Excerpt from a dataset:
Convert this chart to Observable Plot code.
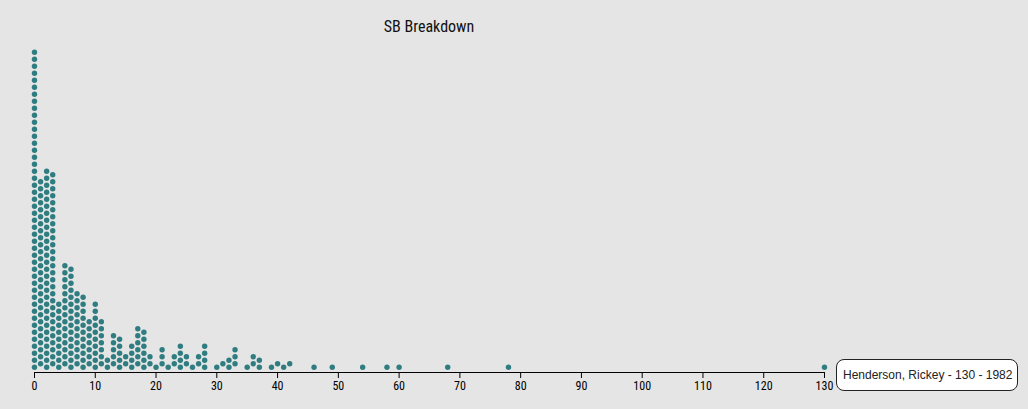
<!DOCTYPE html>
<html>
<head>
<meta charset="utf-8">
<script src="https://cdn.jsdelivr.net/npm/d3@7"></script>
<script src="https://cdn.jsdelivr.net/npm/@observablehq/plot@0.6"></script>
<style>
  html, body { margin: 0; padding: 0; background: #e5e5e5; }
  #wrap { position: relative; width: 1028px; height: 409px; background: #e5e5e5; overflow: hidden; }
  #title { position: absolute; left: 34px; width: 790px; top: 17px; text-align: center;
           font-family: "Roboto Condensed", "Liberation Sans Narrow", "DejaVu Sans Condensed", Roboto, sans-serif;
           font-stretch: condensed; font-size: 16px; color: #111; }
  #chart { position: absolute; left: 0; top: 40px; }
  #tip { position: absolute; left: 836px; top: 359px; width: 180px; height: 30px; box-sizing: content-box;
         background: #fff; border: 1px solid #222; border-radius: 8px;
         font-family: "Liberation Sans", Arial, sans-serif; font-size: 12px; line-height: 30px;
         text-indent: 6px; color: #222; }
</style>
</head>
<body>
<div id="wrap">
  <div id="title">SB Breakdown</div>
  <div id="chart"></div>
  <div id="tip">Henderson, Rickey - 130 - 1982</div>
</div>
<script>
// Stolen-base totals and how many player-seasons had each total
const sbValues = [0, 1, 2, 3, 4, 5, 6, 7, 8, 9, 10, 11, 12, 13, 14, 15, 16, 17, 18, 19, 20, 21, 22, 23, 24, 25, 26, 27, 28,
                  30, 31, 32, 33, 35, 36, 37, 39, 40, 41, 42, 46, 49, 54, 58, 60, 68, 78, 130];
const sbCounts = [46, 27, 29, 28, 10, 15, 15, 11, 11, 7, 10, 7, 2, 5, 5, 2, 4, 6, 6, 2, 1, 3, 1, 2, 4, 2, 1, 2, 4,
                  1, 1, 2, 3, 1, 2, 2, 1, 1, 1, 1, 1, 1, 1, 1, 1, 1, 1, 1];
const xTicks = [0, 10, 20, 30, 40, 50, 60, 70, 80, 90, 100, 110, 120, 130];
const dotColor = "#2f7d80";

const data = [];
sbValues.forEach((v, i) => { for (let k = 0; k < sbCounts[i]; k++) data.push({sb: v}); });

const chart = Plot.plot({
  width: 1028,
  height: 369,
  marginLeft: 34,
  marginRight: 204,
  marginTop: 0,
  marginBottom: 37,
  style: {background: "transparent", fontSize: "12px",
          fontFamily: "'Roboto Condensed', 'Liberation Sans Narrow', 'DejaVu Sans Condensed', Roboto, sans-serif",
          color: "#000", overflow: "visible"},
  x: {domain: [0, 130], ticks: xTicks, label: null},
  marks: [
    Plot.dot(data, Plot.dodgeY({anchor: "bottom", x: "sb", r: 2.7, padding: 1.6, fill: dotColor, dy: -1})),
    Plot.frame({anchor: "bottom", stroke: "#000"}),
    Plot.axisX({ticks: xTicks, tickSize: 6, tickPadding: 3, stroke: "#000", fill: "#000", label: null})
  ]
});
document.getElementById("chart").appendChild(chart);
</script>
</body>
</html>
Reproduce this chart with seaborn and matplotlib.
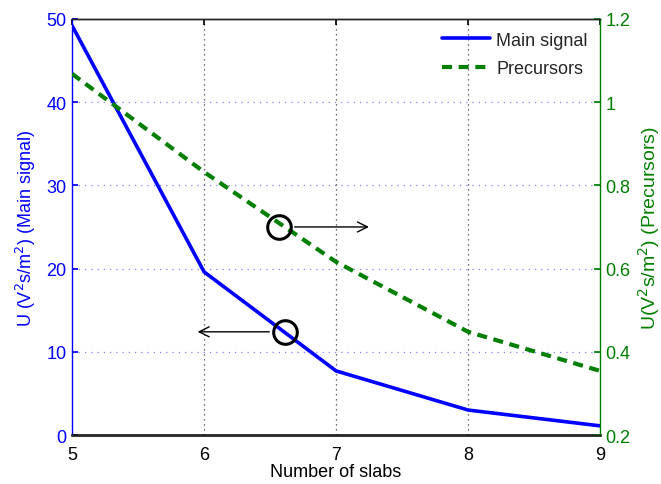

● Given exercise
Every entry above needs to be retyped exactly; drop the pictures.

● Reply
Convert this chart to Observable Plot code.
<!DOCTYPE html>
<html>
<head>
<meta charset="utf-8">
<script src="https://cdn.jsdelivr.net/npm/d3@7"></script>
<script src="https://cdn.jsdelivr.net/npm/@observablehq/plot@0.6"></script>
<style>
  html, body { margin: 0; padding: 0; background: #e5e5e5; }
  #wrap { position: relative; width: 1028px; height: 409px; background: #e5e5e5; overflow: hidden; }
  #title { position: absolute; left: 34px; width: 790px; top: 17px; text-align: center;
           font-family: "Roboto Condensed", "Liberation Sans Narrow", "DejaVu Sans Condensed", Roboto, sans-serif;
           font-stretch: condensed; font-size: 16px; color: #111; }
  #chart { position: absolute; left: 0; top: 40px; }
  #tip { position: absolute; left: 836px; top: 359px; width: 180px; height: 30px; box-sizing: content-box;
         background: #fff; border: 1px solid #222; border-radius: 8px;
         font-family: "Liberation Sans", Arial, sans-serif; font-size: 12px; line-height: 30px;
         text-indent: 6px; color: #222; }
</style>
</head>
<body>
<div id="wrap">
  <div id="title">SB Breakdown</div>
  <div id="chart"></div>
  <div id="tip">Henderson, Rickey - 130 - 1982</div>
</div>
<script>
// Stolen-base totals and how many player-seasons had each total
const sbValues = [0, 1, 2, 3, 4, 5, 6, 7, 8, 9, 10, 11, 12, 13, 14, 15, 16, 17, 18, 19, 20, 21, 22, 23, 24, 25, 26, 27, 28,
                  30, 31, 32, 33, 35, 36, 37, 39, 40, 41, 42, 46, 49, 54, 58, 60, 68, 78, 130];
const sbCounts = [46, 27, 29, 28, 10, 15, 15, 11, 11, 7, 10, 7, 2, 5, 5, 2, 4, 6, 6, 2, 1, 3, 1, 2, 4, 2, 1, 2, 4,
                  1, 1, 2, 3, 1, 2, 2, 1, 1, 1, 1, 1, 1, 1, 1, 1, 1, 1, 1];
const xTicks = [0, 10, 20, 30, 40, 50, 60, 70, 80, 90, 100, 110, 120, 130];
const dotColor = "#2f7d80";

const data = [];
sbValues.forEach((v, i) => { for (let k = 0; k < sbCounts[i]; k++) data.push({sb: v}); });

const chart = Plot.plot({
  width: 1028,
  height: 369,
  marginLeft: 34,
  marginRight: 204,
  marginTop: 0,
  marginBottom: 37,
  style: {background: "transparent", fontSize: "12px",
          fontFamily: "'Roboto Condensed', 'Liberation Sans Narrow', 'DejaVu Sans Condensed', Roboto, sans-serif",
          color: "#000", overflow: "visible"},
  x: {domain: [0, 130], ticks: xTicks, label: null},
  marks: [
    Plot.dot(data, Plot.dodgeY({anchor: "bottom", x: "sb", r: 2.7, padding: 1.6, fill: dotColor, dy: -1})),
    Plot.frame({anchor: "bottom", stroke: "#000"}),
    Plot.axisX({ticks: xTicks, tickSize: 6, tickPadding: 3, stroke: "#000", fill: "#000", label: null})
  ]
});
document.getElementById("chart").appendChild(chart);
</script>
</body>
</html>
Reproduce this chart with seaborn and matplotlib.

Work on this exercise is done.